La mayoría de la gente comía las carnes sacrificadas a los ídolos, sin dar la más mínima importancia a lo que su hermano podía sentir. Pese a todo esto, decían llamarse y se presentaban como cristianos, lo cual, es una blasfemia, ya que para nosotros sólo hay un único Dios, de Quien procede todo y por el cual hoy existimos.
Por ello, todas aquellas personas que adoran a otros dioses o que ayudan a su “hermano” a hacerlo, no merecen ser llamados Hijos de Dios, porque como dijo alguna vez la madre Teresa de Calcuta: “Dios no me pide que tenga éxito, me pide que sea fiel”.
Esto ocurre mucho en nuestra sociedad, aunque pensemos que no tiene nada que ver. Por ejemplo, casi siempre en un grupo de jóvenes, hay alguno que, creyéndose el mejor, decide quién debe o no entrar en “su” pandilla, e incluso, muchas veces también lo podemos ver con otro “grupo de amigos”, que los consideraba inferiores a él, por no decir “enemigos”.

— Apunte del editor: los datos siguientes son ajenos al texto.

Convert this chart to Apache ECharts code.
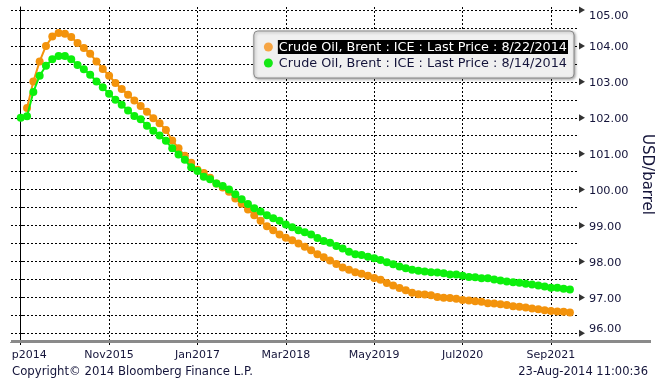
<!DOCTYPE html>
<html><head><meta charset="utf-8">
<script src="https://cdn.jsdelivr.net/npm/echarts@6/dist/echarts.min.js"></script>
<style>html,body{margin:0;padding:0;background:#fff}#c{width:657px;height:387px}</style>
</head><body><div id="c"></div>
<script>
// x = months after Sep 2014 (contract month index)
const tickMonths = [0, 14, 28, 42, 56, 70, 84];
const tickLabels = ['Sep2014', 'Nov2015', 'Jan2017', 'Mar2018', 'May2019', 'Jul2020', 'Sep2021'];
const yTicks = [96, 97, 98, 99, 100, 101, 102, 103, 104, 105];
const yAllTicks = [96, 96.5, 97, 97.5, 98, 98.5, 99, 99.5, 100, 100.5, 101, 101.5, 102, 102.5, 103, 103.5, 104, 104.5, 105];

const seriesNames = ['Crude Oil, Brent : ICE : Last Price : 8/22/2014', 'Crude Oil, Brent : ICE : Last Price : 8/14/2014'];

// 8/22/2014 curve, starts at month index 1
const startAug22 = 1;
const priceAug22 = [
  102.27, 103.01, 103.57, 104.00, 104.26, 104.36, 104.34, 104.25, 104.08, 103.94,
  103.78, 103.57, 103.36, 103.17, 102.97, 102.80, 102.64, 102.48, 102.33, 102.17,
  101.99, 101.85, 101.66, 101.37, 101.15, 100.94, 100.75, 100.55, 100.46, 100.33,
  100.17, 100.06, 99.94, 99.75, 99.61, 99.45, 99.29, 99.13, 98.98, 98.87,
  98.75, 98.66, 98.59, 98.50, 98.41, 98.31, 98.20, 98.12, 98.03, 97.93,
  97.83, 97.77, 97.70, 97.66, 97.60, 97.54, 97.49, 97.40, 97.33, 97.26,
  97.20, 97.13, 97.09, 97.08, 97.06, 97.01, 96.99, 96.98, 96.96, 96.93,
  96.91, 96.89, 96.88, 96.84, 96.83, 96.81, 96.79, 96.75, 96.74, 96.72,
  96.69, 96.67, 96.64, 96.62, 96.61, 96.60, 96.58
];
// 8/14/2014 curve, starts at month index 0
const startAug14 = 0;
const priceAug14 = [
  102.00, 102.04, 102.72, 103.17, 103.45, 103.63, 103.72, 103.72, 103.63, 103.47,
  103.35, 103.20, 103.01, 102.85, 102.67, 102.50, 102.36, 102.20, 102.05, 101.96,
  101.78, 101.64, 101.51, 101.36, 101.15, 100.98, 100.83, 100.62, 100.52, 100.36,
  100.29, 100.17, 100.10, 100.00, 99.87, 99.73, 99.60, 99.48, 99.39, 99.29,
  99.20, 99.13, 99.03, 98.95, 98.87, 98.81, 98.75, 98.65, 98.57, 98.52,
  98.43, 98.36, 98.27, 98.20, 98.18, 98.13, 98.09, 98.04, 97.98, 97.92,
  97.86, 97.81, 97.77, 97.74, 97.72, 97.70, 97.69, 97.67, 97.64, 97.64,
  97.60, 97.57, 97.56, 97.53, 97.53, 97.50, 97.47, 97.44, 97.42, 97.41,
  97.38, 97.36, 97.33, 97.30, 97.27, 97.27, 97.24, 97.22
];

const toPairs = (start, arr) => arr.map((v, i) => [start + i, v]);

const FONT = 'DejaVu Sans';
const TXT = '#14143a';
const ORANGE = '#f3930c';
const GREEN = '#0cf00c';
const X_MIN = -1.54, X_MAX = 88.44;
const Y_MIN = 95.758, Y_MAX = 105.084;

const chart = echarts.init(document.getElementById('c'), null, {renderer: 'canvas'});
chart.setOption({
  animation: false,
  backgroundColor: '#ffffff',
  grid: {left: 11, right: 78, top: 7, bottom: 45, containLabel: false, outerBoundsMode: 'none'},
  legend: {
    orient: 'vertical',
    right: 83, top: 31,
    backgroundColor: '#f0f0f0',
    borderColor: '#8a8a8a', borderWidth: 1, borderRadius: 4,
    shadowColor: 'rgba(0,0,0,0.35)', shadowBlur: 3, shadowOffsetX: 1, shadowOffsetY: 1,
    padding: [9, 6, 8, 10],
    itemGap: 3, itemWidth: 9, itemHeight: 9,
    icon: 'circle',
    data: [
      {name: seriesNames[0], itemStyle: {color: '#f6a544'}},
      {name: seriesNames[1], itemStyle: {color: '#16e816'}}
    ],
    selectedMode: false,
    formatter: name => name === seriesNames[0] ? '{hl|' + name + '}' : '{nm|' + name + '}',
    textStyle: {
      fontFamily: FONT, fontSize: 12.8, color: TXT,
      rich: {
        hl: {fontFamily: FONT, fontSize: 12.8, color: '#ffffff', backgroundColor: '#000000', padding: [1, 1, 0, 1]},
        nm: {fontFamily: FONT, fontSize: 12.8, color: TXT, padding: [1, 1, 0, 1]}
      }
    }
  },
  xAxis: {
    type: 'value', min: X_MIN, max: X_MAX,
    axisLine: {show: true, lineStyle: {color: '#000', width: 1}},
    axisTick: {show: true, customValues: tickMonths, length: 3, lineStyle: {color: '#000'}},
    axisLabel: {
      customValues: tickMonths, margin: 8,
      fontFamily: FONT, fontSize: 11, color: TXT,
      formatter: v => {
        const i = tickMonths.indexOf(Math.round(v));
        if (i < 0) return '';
        return i === 0 ? '{cut|' + tickLabels[i].slice(2) + '}' : tickLabels[i];
      },
      rich: {cut: {fontFamily: FONT, fontSize: 11, color: TXT, padding: [0, 0, 0, 17]}}
    },
    splitLine: {show: true, lineStyle: {color: '#000', type: [2, 2], width: 1}}
  },
  yAxis: {
    type: 'value', position: 'right', min: Y_MIN, max: Y_MAX,
    axisLine: {show: true, lineStyle: {color: '#000', width: 1}},
    axisTick: {show: true, customValues: yAllTicks, length: 4, lineStyle: {color: '#000', width: 1}},
    axisLabel: {
      customValues: yTicks, margin: 10,
      fontFamily: FONT, fontSize: 11.3, color: TXT,
      formatter: v => {
        const s = v.toFixed(2);
        if (Math.abs(v - 105) < 1e-6) return '{top|' + s + '}';
        if (Math.abs(v - 96) < 1e-6) return '{bot|' + s + '}';
        return '{mid|' + s + '}';
      },
      rich: {
        top: {fontFamily: FONT, fontSize: 11.3, color: TXT, padding: [12, 0, 0, 0]},
        bot: {fontFamily: FONT, fontSize: 11.3, color: TXT, padding: [0, 0, 9, 0]},
        mid: {fontFamily: FONT, fontSize: 11.3, color: TXT, padding: [3, 0, 0, 0]}
      }
    },
    splitLine: {show: true, lineStyle: {color: '#000', type: [2, 2], width: 1}},
    name: 'USD/barrel', nameLocation: 'middle', nameRotate: -90, nameGap: 56,
    nameTextStyle: {fontFamily: FONT, fontSize: 15, color: TXT, padding: [0, 0, 0, 0]}
  },
  series: [{
    name: seriesNames[0], type: 'line',
    data: toPairs(startAug22, priceAug22),
    symbol: 'circle', symbolSize: 8, showAllSymbol: true,
    lineStyle: {color: ORANGE, width: 2},
    itemStyle: {color: ORANGE},
    emphasis: {disabled: true}, z: 3
  }, {
    name: seriesNames[1], type: 'line',
    data: toPairs(startAug14, priceAug14),
    symbol: 'circle', symbolSize: 8, showAllSymbol: true,
    lineStyle: {color: GREEN, width: 2},
    itemStyle: {color: GREEN},
    emphasis: {disabled: true}, z: 4
  }, {
    // arrow-shaped major ticks on the price axis
    name: 'axisArrows', type: 'scatter',
    data: yTicks.map(v => [X_MAX, v]),
    symbol: 'triangle', symbolRotate: -90, symbolSize: [7, 6], symbolOffset: [3, 0],
    itemStyle: {color: '#000'}, clip: false, silent: true,
    emphasis: {disabled: true}, z: 10
  }],
  graphic: [
    {type: 'rect', z: 100, shape: {x: 11, y: 340, width: 640, height: 3}, style: {fill: '#8a8a8a'}},
    {type: 'text', z: 100, left: 12, top: 366, style: {text: 'Copyright\u00a9 2014 Bloomberg Finance L.P.', font: '11.7px "DejaVu Sans"', fill: TXT}},
    {type: 'text', z: 100, right: 9, top: 366, style: {text: '23-Aug-2014 11:00:36', font: '11.5px "DejaVu Sans"', fill: TXT}}
  ]
});
</script></body></html>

Esto nos hace reflexionar dos cuestiones:
- la primera es que pese a las diferencias que haya entre estos dos grupos, siempre es satisfactorio llevarse bien y dar lo mejor de ti a los demás, aunque los consideres tus enemigos, porque hay que seguir el ejemplo de Jesús, que hasta con la gente más despreciable se sentaba a comer. Ahí está la belleza de nuestro Dios y lo que nos diferencia de las demás religiones.
- Mientras que la segunda no es tan positiva como la primera, ya que, un buen cristiano no debe dejarse influir por los demás, y ante todo, debe considerar a Dios como lo primero.